On June 12th, it was reported that the Brazilian Chamber of Deputies is reviewing Bill No. 4501 of 2024. If the bill is passed, Brazil will establish a Bitcoin sovereign strategic reserve (RESBit) and plans to use up to 5% of its international reserves to purchase Bitcoin. This move has drawn widespread attention worldwide.
There are multiple strategic considerations behind this proposal. The bill aims to diversify the Treasury’s asset allocation and reduce reliance on traditional assets by investing in Bitcoin, thereby resisting exchange rate fluctuations and geopolitical risks. At the same time, this measure is also intended to promote the development of blockchain technology in Brazil and help Brazil seize the initiative in emerging digital technology fields. In addition, the establishment of the Bitcoin strategic reserve can also provide support for the Brazilian Digital Currency (Drex) and improve the domestic digital currency ecosystem.
In terms of reserve management, the reserve will be jointly managed by the Central Bank of Brazil and the Ministry of Finance to ensure the scientific nature and authority of the decision-making. To ensure the security of Bitcoin assets, the management will adopt advanced security technologies such as cold wallets to minimize the risk of theft or loss to the greatest extent. Furthermore, a strict transparency mechanism will be established to regularly disclose the relevant reserved information, accept public supervision, and enhance the credibility of the policy.
At present, the presenter, Member of Parliament Luiz Gastao, has voted in favor of the bill. He emphasized that during the implementation process, a cautious and gradual strategy would be adopted to fully assess and balance potential benefits and risks. This means that even if the bill is passed smoothly, the establishment of the Bitcoin strategic reserve will be a gradual process. The Brazilian government will explore new models for digital asset reserves under the premise of ensuring financial stability.

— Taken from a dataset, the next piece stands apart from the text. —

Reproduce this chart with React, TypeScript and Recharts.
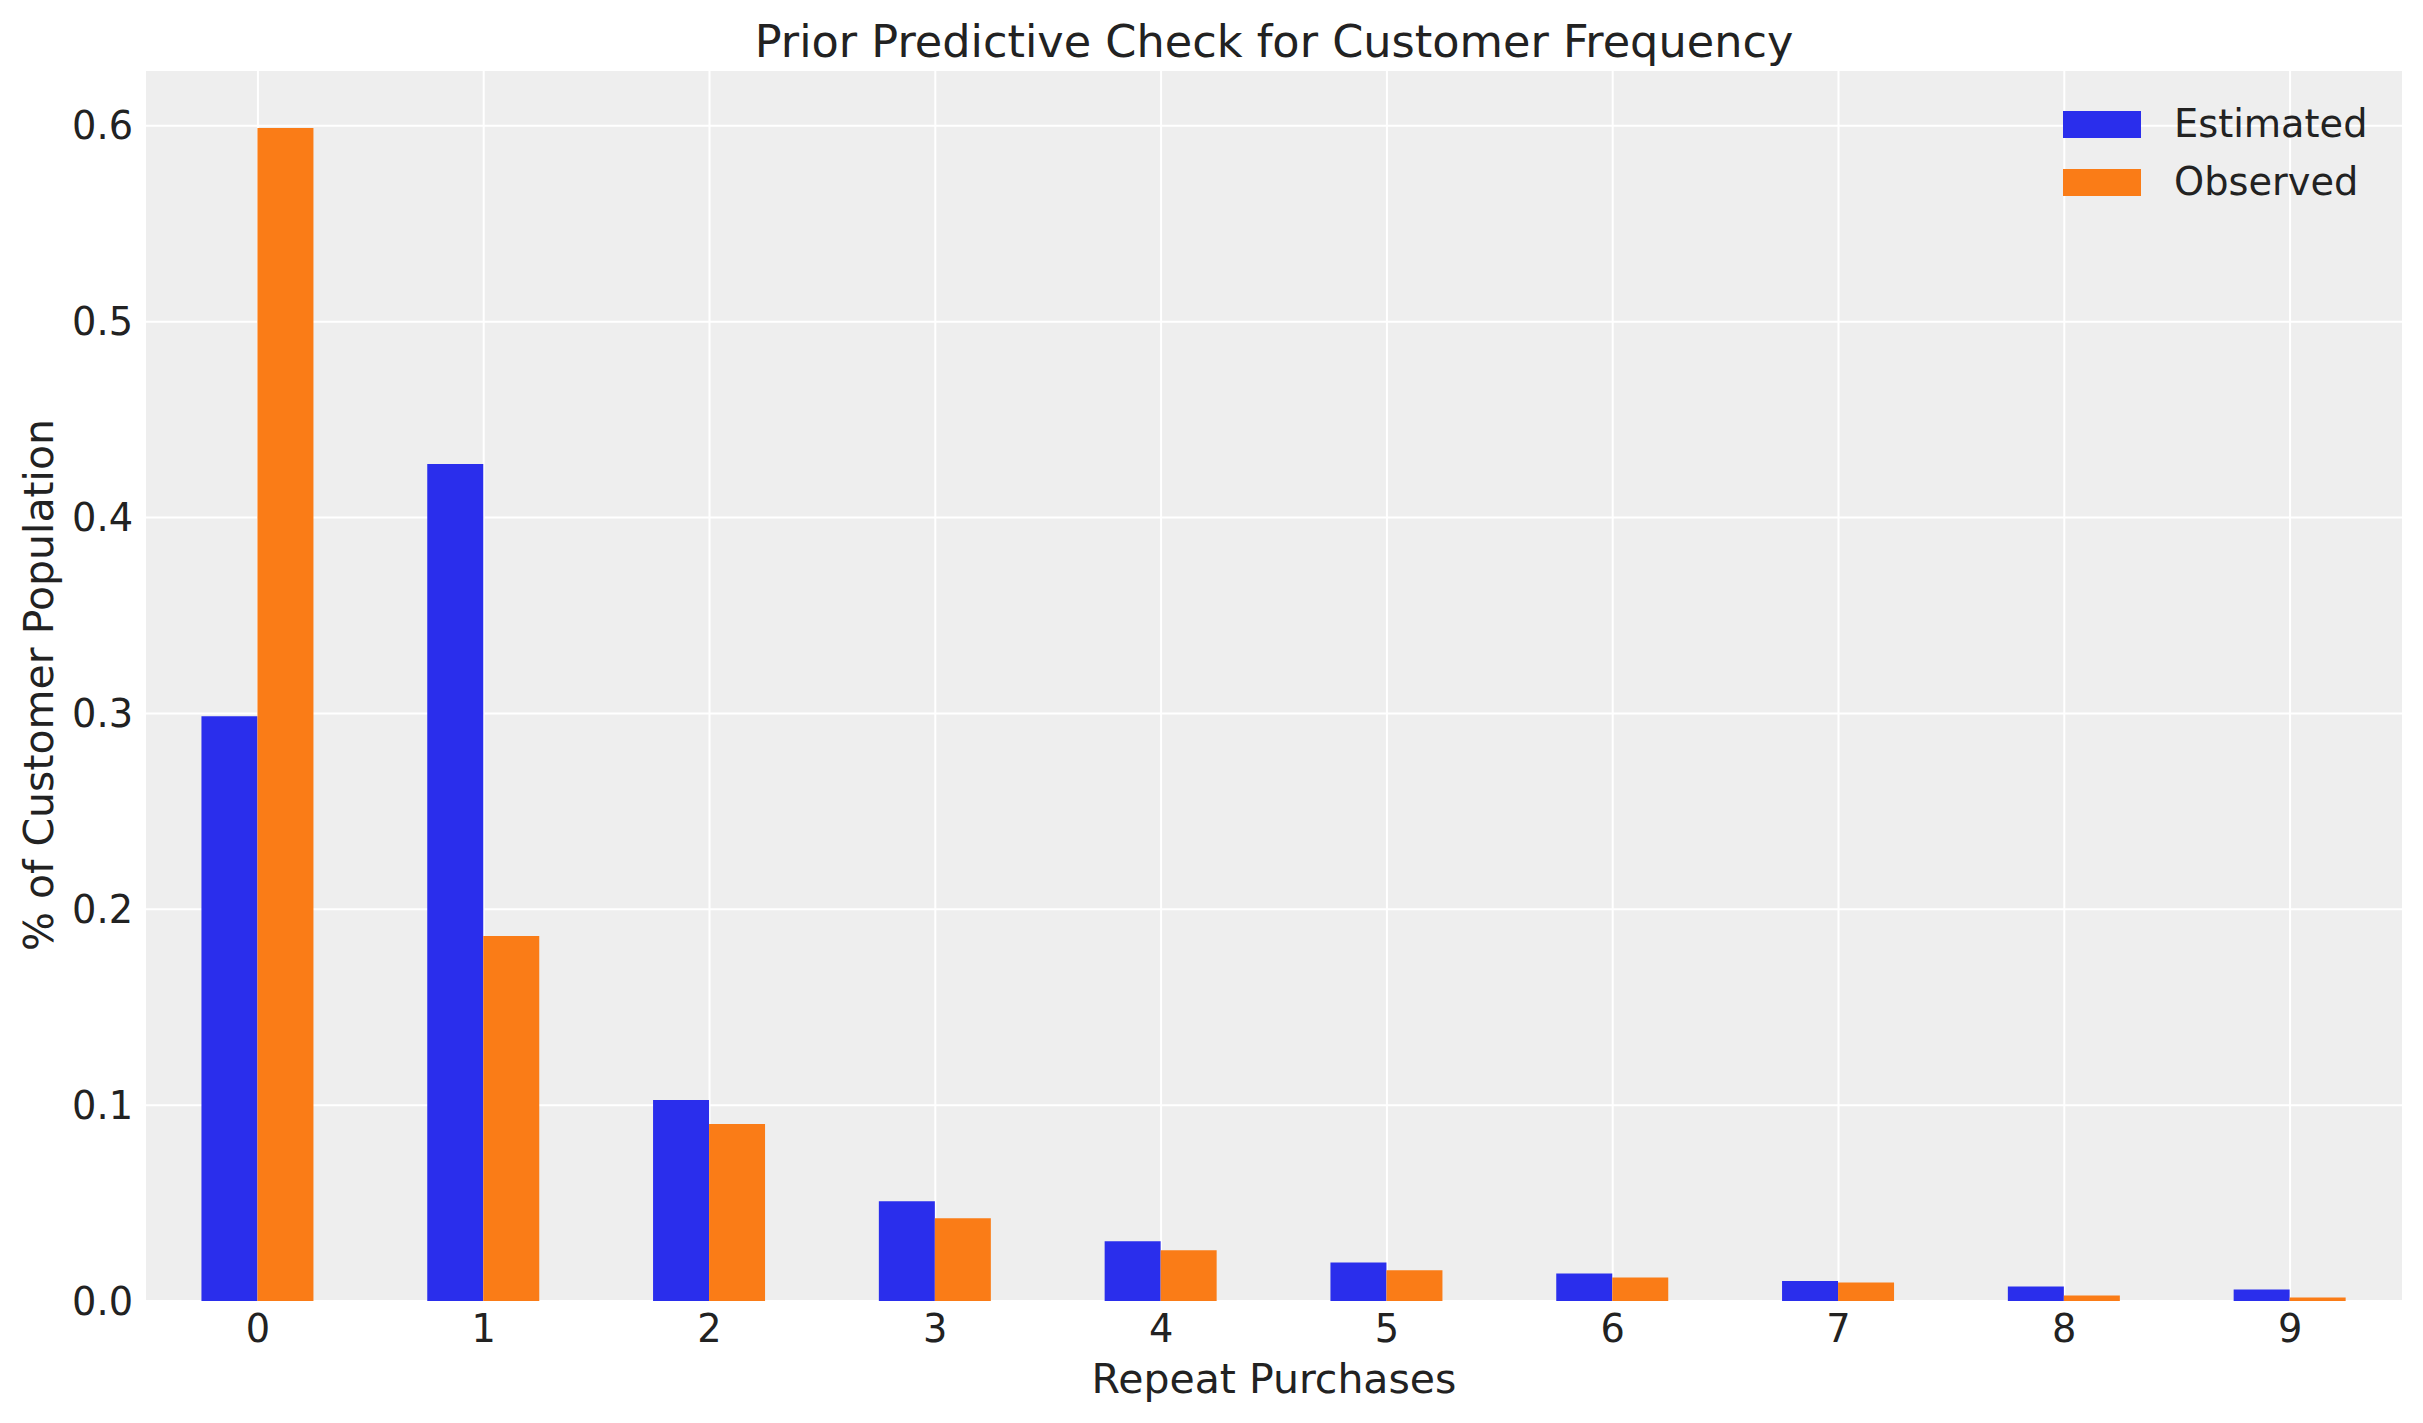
import { Bar, BarChart, CartesianGrid, Legend, XAxis, YAxis } from 'recharts';

// Repeat purchase counts on the x axis
const purchases = ['0', '1', '2', '3', '4', '5', '6', '7', '8', '9'];

// Share of customers
const estimated = [0.2986, 0.4273, 0.1026, 0.0509, 0.0305, 0.0197, 0.014, 0.0102, 0.0074, 0.0059];
const observed = [0.5989, 0.1863, 0.0904, 0.0422, 0.0259, 0.0157, 0.012, 0.0094, 0.0028, 0.0018];

const yTicks = [0, 0.1, 0.2, 0.3, 0.4, 0.5, 0.6];

const BLUE = '#2a2eec';
const ORANGE = '#fa7c17';
const TEXT = '#222222';
const FONT = '"DejaVu Sans", sans-serif';

const data = purchases.map((k, i) => ({
  k,
  Estimated: estimated[i],
  Observed: observed[i],
}));

const renderLegend = () => (
  <div style={{ fontFamily: FONT, fontSize: 38.3, color: TEXT }}>
    {[
      { name: 'Estimated', color: BLUE },
      { name: 'Observed', color: ORANGE },
    ].map((item) => (
      <div key={item.name} style={{ display: 'flex', alignItems: 'center', height: 58 }}>
        <span style={{ width: 78, height: 27, background: item.color, display: 'inline-block', marginRight: 33 }} />
        <span style={{ lineHeight: 1 }}>{item.name}</span>
      </div>
    ))}
  </div>
);

export default function App() {
  return (
    <div style={{ position: 'absolute', left: 0, top: 0, width: 2423, height: 1423, background: '#fff' }}>
      <div
        style={{
          position: 'absolute',
          top: 20,
          left: 0,
          width: 2548,
          textAlign: 'center',
          fontFamily: FONT,
          fontSize: 44.6,
          lineHeight: 1,
          color: TEXT,
        }}
      >
        Prior Predictive Check for Customer Frequency
      </div>
      <BarChart
        width={2423}
        height={1423}
        data={data}
        margin={{ top: 70, right: 20, bottom: 0, left: 0 }}
        barCategoryGap="25%"
        barGap={0}
      >
        <CartesianGrid fill="#eeeeee" stroke="#ffffff" strokeWidth={2} />
        <XAxis
          dataKey="k"
          height={122}
          axisLine={false}
          tickLine={false}
          tickSize={0}
          tickMargin={14}
          tick={{ fill: TEXT, fontSize: 38.3, fontFamily: FONT }}
          label={{
            content: () => (
              <text x={1274} y={1393} textAnchor="middle" fill={TEXT} fontSize={41} fontFamily={FONT}>
                Repeat Purchases
              </text>
            ),
          }}
        />
        <YAxis
          width={145}
          domain={[0, 0.6285]}
          ticks={yTicks}
          allowDataOverflow
          axisLine={false}
          tickLine={false}
          tickSize={0}
          tickMargin={12}
          tickFormatter={(v: number) => v.toFixed(1)}
          tick={{ fill: TEXT, fontSize: 38.3, fontFamily: FONT }}
          label={{
            content: () => (
              <text
                x={53}
                y={685}
                transform="rotate(-90 53 685)"
                textAnchor="middle"
                fill={TEXT}
                fontSize={41}
                fontFamily={FONT}
              >
                % of Customer Population
              </text>
            ),
          }}
        />
        <Legend
          layout="vertical"
          align="center"
          verticalAlign="middle"
          content={renderLegend}
          wrapperStyle={{ position: 'absolute', top: 95, left: 2063, width: 340, height: 'auto' }}
        />
        <Bar dataKey="Estimated" fill={BLUE} isAnimationActive={false} />
        <Bar dataKey="Observed" fill={ORANGE} isAnimationActive={false} />
      </BarChart>
    </div>
  );
}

If this move by Brazil is successfully implemented, it will become an important attempt to establish a strategic reserve of Bitcoin at the national level on a global scale. It will not only have a profound impact on Brazil’s own financial system, but also may provide a reference for other countries in their digital currency reserve policies, triggering a new round of global thinking and discussion on the strategic layout of digital assets at the national level.